Mario Gonzalez, the brother of then-Mexican prosecutor Patricia Gonzalez, was  killed with Fast and Furious weapons in early.

November 2010. According to  internal ATF emails congressional investigators obtained and released in this  report, one ATF agent had discovered that two of the guns found at Mario  Gonzalez’s murder scene were Fast and Furious weapons.

That agent, Tonya English, emailed her supervisors David Voth and Hope  MacCallister asking them to “not release any information” on the Fast and  Furious connection to that murder.

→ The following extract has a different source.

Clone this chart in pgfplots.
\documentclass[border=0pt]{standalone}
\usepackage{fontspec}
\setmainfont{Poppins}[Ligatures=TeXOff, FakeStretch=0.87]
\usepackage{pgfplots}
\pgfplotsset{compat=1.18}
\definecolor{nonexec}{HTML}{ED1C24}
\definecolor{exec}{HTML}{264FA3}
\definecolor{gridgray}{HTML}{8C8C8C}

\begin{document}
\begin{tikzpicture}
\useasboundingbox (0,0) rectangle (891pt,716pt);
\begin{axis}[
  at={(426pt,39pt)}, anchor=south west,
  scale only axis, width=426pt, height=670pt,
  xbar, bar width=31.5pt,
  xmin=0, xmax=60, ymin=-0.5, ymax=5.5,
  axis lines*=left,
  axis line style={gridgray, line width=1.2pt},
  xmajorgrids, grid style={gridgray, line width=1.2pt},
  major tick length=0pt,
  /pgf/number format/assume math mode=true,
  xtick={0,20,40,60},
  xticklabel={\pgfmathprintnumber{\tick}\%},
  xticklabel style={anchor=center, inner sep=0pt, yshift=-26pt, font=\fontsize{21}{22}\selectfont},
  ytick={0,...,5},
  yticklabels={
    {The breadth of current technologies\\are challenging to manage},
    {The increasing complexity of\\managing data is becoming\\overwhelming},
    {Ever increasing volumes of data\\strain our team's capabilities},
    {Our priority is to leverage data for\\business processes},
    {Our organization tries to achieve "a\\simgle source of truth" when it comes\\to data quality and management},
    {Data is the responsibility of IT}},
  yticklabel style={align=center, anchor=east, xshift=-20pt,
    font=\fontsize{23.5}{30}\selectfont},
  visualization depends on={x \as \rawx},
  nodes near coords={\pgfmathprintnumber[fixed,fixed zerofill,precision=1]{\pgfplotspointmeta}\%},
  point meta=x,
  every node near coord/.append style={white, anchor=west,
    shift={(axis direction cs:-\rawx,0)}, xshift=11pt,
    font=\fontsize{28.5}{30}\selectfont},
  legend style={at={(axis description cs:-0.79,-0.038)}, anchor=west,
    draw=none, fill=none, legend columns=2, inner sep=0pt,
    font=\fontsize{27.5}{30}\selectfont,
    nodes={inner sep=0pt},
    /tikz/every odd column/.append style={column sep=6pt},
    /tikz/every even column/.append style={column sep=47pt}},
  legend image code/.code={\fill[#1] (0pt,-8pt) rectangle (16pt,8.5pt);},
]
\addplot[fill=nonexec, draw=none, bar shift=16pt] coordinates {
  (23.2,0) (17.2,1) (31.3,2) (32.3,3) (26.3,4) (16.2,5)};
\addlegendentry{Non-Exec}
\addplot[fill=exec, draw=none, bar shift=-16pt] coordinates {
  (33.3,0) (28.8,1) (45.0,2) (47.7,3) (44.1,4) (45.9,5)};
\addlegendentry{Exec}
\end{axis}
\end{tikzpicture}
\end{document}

House Republicans are gearing up their lawsuit against President Barack  Obama’s assertion of executive privilege to withhold Fast and Furious documents  from Congress and the American people. Because the U.S. Attorney for the  District of Columbia has refused to enforce the congressional citation finding  Attorney General Eric Holder in criminal contempt of Congress, the House is  moving on the civil contempt of Congress resolution. That civil contempt  resolution allows the House to fight the president’s privilege claim in  court.

Issa recently said he’s “100 percent” confident a federal judge will  force Obama to cough up the documents.